• 01/30/2006

    The Czech Ministry for Trade & Industry has been taking steps to try and help LG Philips Displays, a plant in the region of eastern Moravia manufacturing TV screens, which shut down on Friday amidst financial difficulty. Until now, the plant has employed 1,300 people. Specialists say its permanent shutting down would have a devastating impact on the region. For now, operation is set to resume on Tuesday, with two out of three production lines running. For the long term: the Ministry for Trade & Industry is trying to work out a plan to save the factory, with options including securing an export loan from the Czech Export bank.

    Author: Jan Velinger
  • 01/30/2006

    A spokeswoman for the Supreme State Attorney, Renata Vesecka, has said the state attorney will apply for information on the recent shelving of the case by police, of a suspicious flat purchase by the former prime minister, Stanislav Gross. Unclear circumstances surrounding the flat's financing, along with murky business deals by Mr Gross' wife, sparked a government crisis that led to the prime minister stepping down in April of last year. The Supreme State Attorney's Office will ask for information from the Prague Municipal State Attorney's Office, which supervised Gross's case. Then it will decide whether to re-check the decision process. The Supreme State Attorney's Office normally reviews all serious cases in which investigations have been shelved. In the event of uncertainty, the Supreme State Attorney can order a case re-opened.

    Author: Jan Velinger
  • 01/30/2006

    Former football international and coach turned head organiser of Germany's football World Cup, Franz Beckenbauer, is in Prague on a two-day visit to promote soccer's biggest event. On Monday afternoon Mr Beckenbauer met with both Czech football officials as well as with Czech president Vaclav Klaus. On Tuesday Mr Beckenbauer will meet with the Czech prime minister. The World Cup will kick off in neighbouring Germany in June. The last time Czechs competed in the event was sixteen years ago, in Italy in 1990.

    Author: Jan Velinger
  • 01/29/2006

    One Czech is officially known to have been among the 66 people who died when a hotel roof collapsed in the Polish city of Katowice on Saturday night. Meanwhile, a second Czech is believed to have been among the dead and yet another is unaccounted for.
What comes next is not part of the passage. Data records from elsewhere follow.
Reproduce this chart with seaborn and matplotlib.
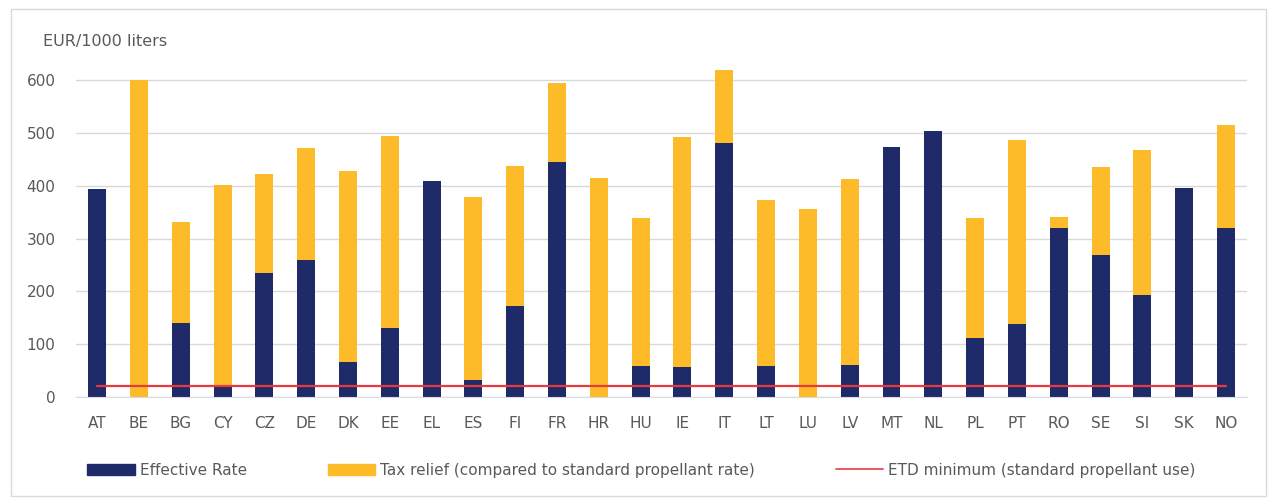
import matplotlib.pyplot as plt
import matplotlib.patches as mpatches
import matplotlib.lines as mlines
import seaborn as sns
import pandas as pd

countries = ["AT", "BE", "BG", "CY", "CZ", "DE", "DK", "EE", "EL", "ES", "FI", "FR", "HR", "HU",
             "IE", "IT", "LT", "LU", "LV", "MT", "NL", "PL", "PT", "RO", "SE", "SI", "SK", "NO"]
effective_rate = [395, 0, 141, 21, 235, 259, 67, 131, 409, 33, 172, 445, 0, 59,
                  57, 481, 59, 0, 61, 474, 503, 112, 138, 320, 269, 193, 396, 320]
tax_relief = [0, 600, 190, 380, 188, 213, 362, 364, 0, 346, 265, 150, 414, 280,
              436, 138, 314, 356, 352, 0, 0, 227, 349, 21, 167, 275, 0, 195]
etd_minimum = 21

df = pd.DataFrame({"country": countries, "effective": effective_rate, "relief": tax_relief})
df["total"] = df["effective"] + df["relief"]
df["etd"] = etd_minimum

navy = "#1F2A68"
yellow = "#FDBB2A"
red = "#E8393F"
grey_txt = "#595959"

sns.set_style("white")
plt.rcParams["font.family"] = ["DejaVu Sans"]

fig = plt.figure(figsize=(12.71, 4.99), dpi=100)
ax = fig.add_axes([0.060, 0.2044, 0.921, 0.677])

sns.barplot(data=df, x="country", y="total", color=yellow, width=0.43, saturation=1,
            linewidth=0, ax=ax)
sns.barplot(data=df, x="country", y="effective", color=navy, width=0.43, saturation=1,
            linewidth=0, ax=ax)
sns.lineplot(data=df, x="country", y="etd", color=red, linewidth=1.6, ax=ax)

ax.set_ylim(0, 640)
ax.set_xlim(-0.5, len(countries) - 0.5)
ax.set_yticks([0, 100, 200, 300, 400, 500, 600])
ax.yaxis.grid(True, color="#D9D9D9", linewidth=1)
ax.set_axisbelow(True)
ax.set_xlabel("")
ax.set_ylabel("")
for s in ["left", "right", "top"]:
    ax.spines[s].set_visible(False)
ax.spines["bottom"].set_color("#D6DCE5")
ax.tick_params(axis="both", length=0, colors=grey_txt, labelsize=11)
ax.tick_params(axis="y", pad=15)
ax.tick_params(axis="x", pad=14)

fig.text(0.034, 0.916, "EUR/1000 liters", fontsize=11.5, color=grey_txt, va="center", ha="left")

handles = [
    mpatches.Patch(color=navy, label="Effective Rate"),
    mpatches.Patch(color=yellow, label="Tax relief (compared to standard propellant rate)"),
    mlines.Line2D([], [], color=red, linewidth=1.2, label="ETD minimum (standard propellant use)"),
]
leg = fig.legend(handles=handles, loc="center left", bbox_to_anchor=(0.058, 0.058), ncol=3,
                 frameon=False, fontsize=11, handlelength=3.1, handleheight=0.72,
                 columnspacing=5.3, handletextpad=0.33)
for t in leg.get_texts():
    t.set_color(grey_txt)

fig.patches.append(mpatches.Rectangle((0.009, 0.006), 0.987, 0.975, transform=fig.transFigure,
                                      fill=False, edgecolor="#D9D9D9", linewidth=1))

fig.savefig("out.png", dpi=100)
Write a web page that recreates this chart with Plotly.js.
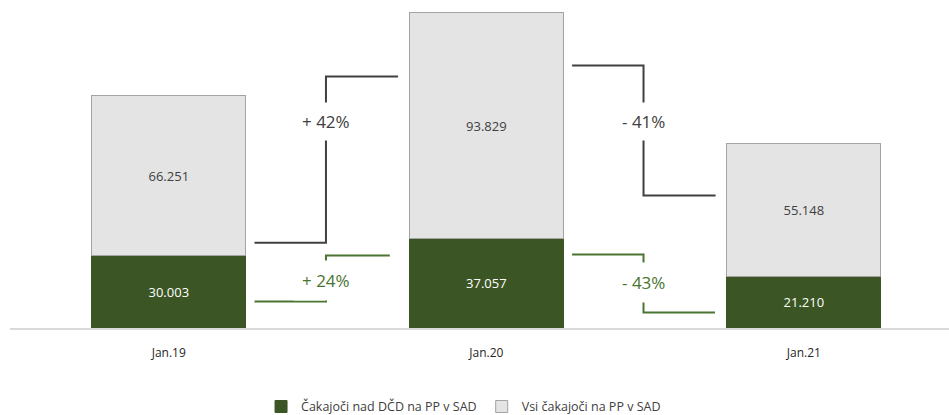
<!DOCTYPE html>
<html>
<head>
<meta charset="utf-8">
<script src="https://cdn.plot.ly/plotly-3.0.1.min.js"></script>
<style>html,body{margin:0;padding:0;background:#fff;}#chart{width:949px;height:415px;}</style>
</head>
<body>
<div id="chart"></div>
<script>
// ---- data ----
const categories = ['Jan.19', 'Jan.20', 'Jan.21'];
const cakajociNadDCD = [30003, 37057, 21210];      // green, bottom segment
const vsiCakajoci = [66251, 93829, 55148];          // grey, top segment
const seriesNames = ['Čakajoči nad DČD na PP v SAD', 'Vsi čakajoči na PP v SAD'];

// change connectors between consecutive periods (levels in data units)
const greyChangeLabels = ['+ 42%', '- 41%'];
const greyFromLevel = [35400, 108900];
const greyToLevel = [104300, 55000];
const greyLabelLevel = [85700, 85700];

const greenChangeLabels = ['+ 24%', '- 43%'];
const greenFromLevel = [11000, 30500];
const greenToLevel = [30100, 6400];
const greenLabelLevel = [19700, 18900];

// ---- styling ----
const GREEN = '#3b5624';
const GREEN_LINE = '#4a7432';
const GREY_FILL = '#e4e4e4';
const GREY_EDGE = '#a3a3a3';
const DARK = '#404040';
const FONT = 'Open Sans, Noto Sans, sans-serif';

const xIdx = categories.map((_, i) => i);

const traces = [
  {
    type: 'bar', x: xIdx, y: cakajociNadDCD, name: seriesNames[0],
    width: 0.485,
    marker: {color: GREEN, line: {color: GREEN, width: 1}},
    texttemplate: '%{y:,.0f}', textposition: 'inside', insidetextanchor: 'middle',
    textfont: {color: '#ffffff', size: 13, family: FONT},
    hoverinfo: 'skip'
  },
  {
    type: 'bar', x: xIdx, y: vsiCakajoci, name: seriesNames[1],
    width: 0.485,
    marker: {color: GREY_FILL, line: {color: GREY_EDGE, width: 1}},
    texttemplate: '%{y:,.0f}', textposition: 'inside', insidetextanchor: 'middle',
    textfont: {color: DARK, size: 13, family: FONT},
    hoverinfo: 'skip'
  }
];

const shapes = [];
const annotations = [];
function connector(i, from, to, color, toOff) {
  const x0 = i + 0.27, xm = i + 0.495, x1 = i + 1 - toOff;
  shapes.push({
    type: 'path', xref: 'x', yref: 'y',
    path: `M ${x0},${from} L ${xm},${from} L ${xm},${to} L ${x1},${to}`,
    line: {color: color, width: 2}, layer: 'above'
  });
}
for (let i = 0; i < greyChangeLabels.length; i++) {
  connector(i, greyFromLevel[i], greyToLevel[i], DARK, 0.278);
  annotations.push({
    x: i + 0.495, y: greyLabelLevel[i], xref: 'x', yref: 'y', text: greyChangeLabels[i],
    showarrow: false, font: {size: 17, color: DARK, family: FONT},
    bgcolor: '#ffffff', borderpad: 7
  });
  connector(i, greenFromLevel[i], greenToLevel[i], GREEN_LINE, i === 0 ? 0.304 : 0.28);
  annotations.push({
    x: i + 0.495, y: greenLabelLevel[i], xref: 'x', yref: 'y', text: greenChangeLabels[i],
    showarrow: false, font: {size: 17, color: GREEN_LINE, family: FONT},
    bgcolor: '#ffffff', borderpad: 8
  });
}

const layout = {
  width: 949, height: 415,
  margin: {l: 10, r: 0, t: 10, b: 87, autoexpand: false},
  barmode: 'stack',
  separators: ',.',
  paper_bgcolor: '#ffffff', plot_bgcolor: '#ffffff',
  font: {family: FONT, color: DARK, size: 12},
  showlegend: true,
  legend: {
    orientation: 'h', x: 0.483, xanchor: 'center', y: -0.248, yanchor: 'middle',
    traceorder: 'normal',
    font: {size: 12.5, color: DARK, family: FONT}, itemwidth: 30
  },
  xaxis: {
    type: 'linear', range: [-0.5, 2.457],
    tickvals: xIdx, ticktext: categories,
    showgrid: false, zeroline: false,
    showline: true, linecolor: '#d9d9d9', linewidth: 1.5,
    ticks: 'outside', ticklen: 13, tickcolor: 'rgba(0,0,0,0)',
    tickfont: {size: 12, color: '#262626', family: FONT}, fixedrange: true
  },
  yaxis: {
    range: [0, 131900], visible: false, showgrid: false, zeroline: false, fixedrange: true
  },
  shapes: shapes,
  annotations: annotations
};

Plotly.newPlot('chart', traces, layout, {displayModeBar: false, staticPlot: true});
</script>
</body>
</html>
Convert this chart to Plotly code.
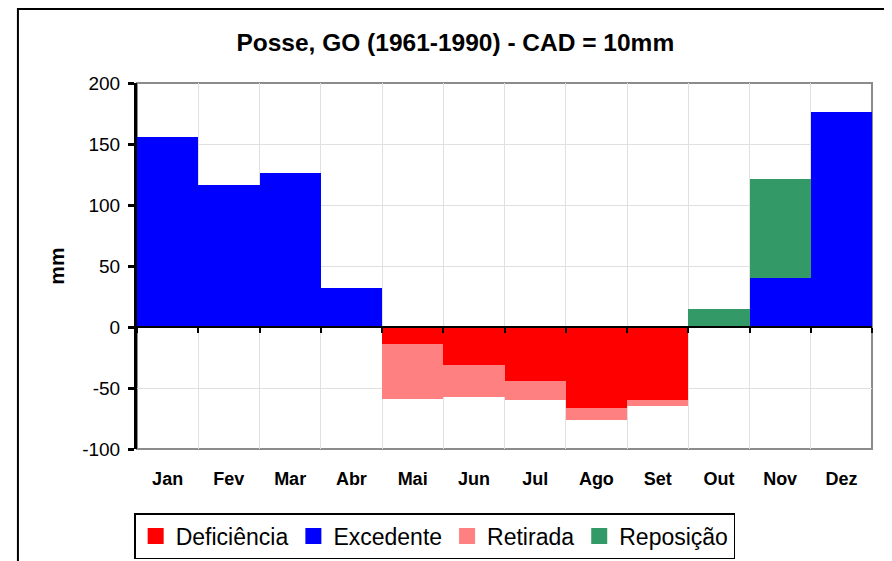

    The Czech president, Vaclav Klaus, sent his condolences to his Polish counterpart, Lech Kaczynski. Mr Kaczynski had been due to visit Prague on Monday but cancelled the trip after announcing a day of mourning in Poland.

    A group of Czech rescue workers have been helping look through the rubble of Saturday's disaster in Katowice, which is near the Czech-Polish border.

    Author: Ian Willoughby
  • 01/29/2006

    The government is willing to provide assistance to Dutch company LG Philips, which shut down a factory employing 1,300 people in Moravia on Friday. The minister of finance, Bohuslav Sobotka, said the government would use the instruments at its disposal to help the TV screen manufacturer, but did not specify how. He said it was a pity, however, that LG Philips had not informed the Czech state it was in difficulties until it had shut its doors.

    Author: Ian Willoughby
  • 01/29/2006

    The defence minister, Karel Kuhnl, has described a case of corruption uncovered at his ministry as a personal failing. Mr Kuhnl's spokesperson told Czech Radio the minister would not neglect to take responsibility in the case, in which the director of the Defence Ministry's infrastructure division, Miroslav Bena, was arrested after being caught last week allegedly accepting a bribe of one million Czech crowns (over 40,000 US dollars). It is the biggest bribery scandal involving the ministry in some years.

    Author: Ian Willoughby
  • 01/29/2006

    The three-party governing coalition has ceased to exist, says the leader of the second largest coalition party, the Christian Democrats. Miroslav Kalousek told Czech Television that the largest party, the Social Democrats, were counting on co-operating with the Communists after elections in June. But Social Democrat chief Prime Minister Jiri Paroubek,said his party had never considered, were not considering and would not consider any such a scenario.

    Author: Ian Willoughby
  • 01/29/2006

    The Social Democrats are to include direct elections to the post of president in their pre-election manifesto, after a vote on the issue at a policy conference in Prague. The party also promise to create 150,000 new jobs in the Czech Republic and to cut unemployment to 6 percent.

    Author: Ian Willoughby
  • 01/28/2006

    President Vaclav Klaus has indicated that he may not sign into law a bill allowing for registered partnerships for homosexuals. The president has expressed opposition to the law in the past, and told journalists they could expect his decision to follow "quite clear indices". The bill was passed by the Senate on Thursday after previously being approved by the lower house.

    Author: Ian Willoughby
  • 01/28/2006

    The Social Democrat prime minister, Jiri Paroubek, has again ruled out post-election co-operation with the Communist Party. Speaking at a party policy conference on Saturday, Mr Paroubek said a minority Social Democrat government was the most likely outcome of general elections in June. He said a third of the cabinet in such a scenario would be made up of non-party "experts".